Quote only the lines from the top of the listing below down to and including the line with "from matplotlib import pyplot as plt".

| Supplied data |
## begin

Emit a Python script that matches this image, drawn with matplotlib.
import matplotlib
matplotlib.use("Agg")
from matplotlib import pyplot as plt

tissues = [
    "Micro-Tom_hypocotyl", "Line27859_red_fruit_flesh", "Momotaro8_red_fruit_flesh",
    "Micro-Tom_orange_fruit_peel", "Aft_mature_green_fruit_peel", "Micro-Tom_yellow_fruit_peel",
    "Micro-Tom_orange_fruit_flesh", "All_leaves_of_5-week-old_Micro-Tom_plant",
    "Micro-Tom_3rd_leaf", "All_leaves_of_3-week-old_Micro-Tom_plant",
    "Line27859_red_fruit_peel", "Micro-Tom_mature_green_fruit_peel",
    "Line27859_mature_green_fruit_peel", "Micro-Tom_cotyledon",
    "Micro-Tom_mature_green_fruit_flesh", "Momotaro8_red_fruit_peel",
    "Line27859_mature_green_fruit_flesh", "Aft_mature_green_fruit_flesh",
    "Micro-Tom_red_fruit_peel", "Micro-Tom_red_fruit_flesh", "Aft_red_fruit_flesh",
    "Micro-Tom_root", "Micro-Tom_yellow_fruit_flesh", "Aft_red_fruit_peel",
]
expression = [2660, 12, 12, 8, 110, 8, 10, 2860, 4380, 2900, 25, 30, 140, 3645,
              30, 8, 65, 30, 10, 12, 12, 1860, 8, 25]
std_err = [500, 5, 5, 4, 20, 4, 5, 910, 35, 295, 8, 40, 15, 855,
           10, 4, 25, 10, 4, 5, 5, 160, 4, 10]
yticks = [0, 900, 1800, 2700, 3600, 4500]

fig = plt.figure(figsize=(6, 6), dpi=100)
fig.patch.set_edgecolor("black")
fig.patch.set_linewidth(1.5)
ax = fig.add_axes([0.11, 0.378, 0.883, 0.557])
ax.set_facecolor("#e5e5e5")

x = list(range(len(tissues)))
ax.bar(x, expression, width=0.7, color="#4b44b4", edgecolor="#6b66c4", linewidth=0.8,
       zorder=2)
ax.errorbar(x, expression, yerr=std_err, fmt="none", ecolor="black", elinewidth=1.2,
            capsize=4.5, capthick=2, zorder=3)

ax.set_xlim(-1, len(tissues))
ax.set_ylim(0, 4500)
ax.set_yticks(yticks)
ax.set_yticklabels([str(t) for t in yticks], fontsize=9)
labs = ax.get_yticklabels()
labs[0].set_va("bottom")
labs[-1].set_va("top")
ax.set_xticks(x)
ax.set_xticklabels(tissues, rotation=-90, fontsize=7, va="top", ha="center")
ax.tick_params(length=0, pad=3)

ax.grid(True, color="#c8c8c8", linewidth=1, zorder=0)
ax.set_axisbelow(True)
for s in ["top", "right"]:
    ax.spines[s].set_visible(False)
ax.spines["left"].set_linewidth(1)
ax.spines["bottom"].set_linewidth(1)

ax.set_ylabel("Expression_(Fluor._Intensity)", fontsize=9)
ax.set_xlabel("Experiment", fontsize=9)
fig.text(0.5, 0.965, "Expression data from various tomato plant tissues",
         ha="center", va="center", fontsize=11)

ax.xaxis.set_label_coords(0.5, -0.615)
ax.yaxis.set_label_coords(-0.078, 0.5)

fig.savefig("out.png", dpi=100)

## end

| Task response |
Emit a Python script that matches this image, drawn with matplotlib.
import matplotlib
matplotlib.use("Agg")
from matplotlib import pyplot as plt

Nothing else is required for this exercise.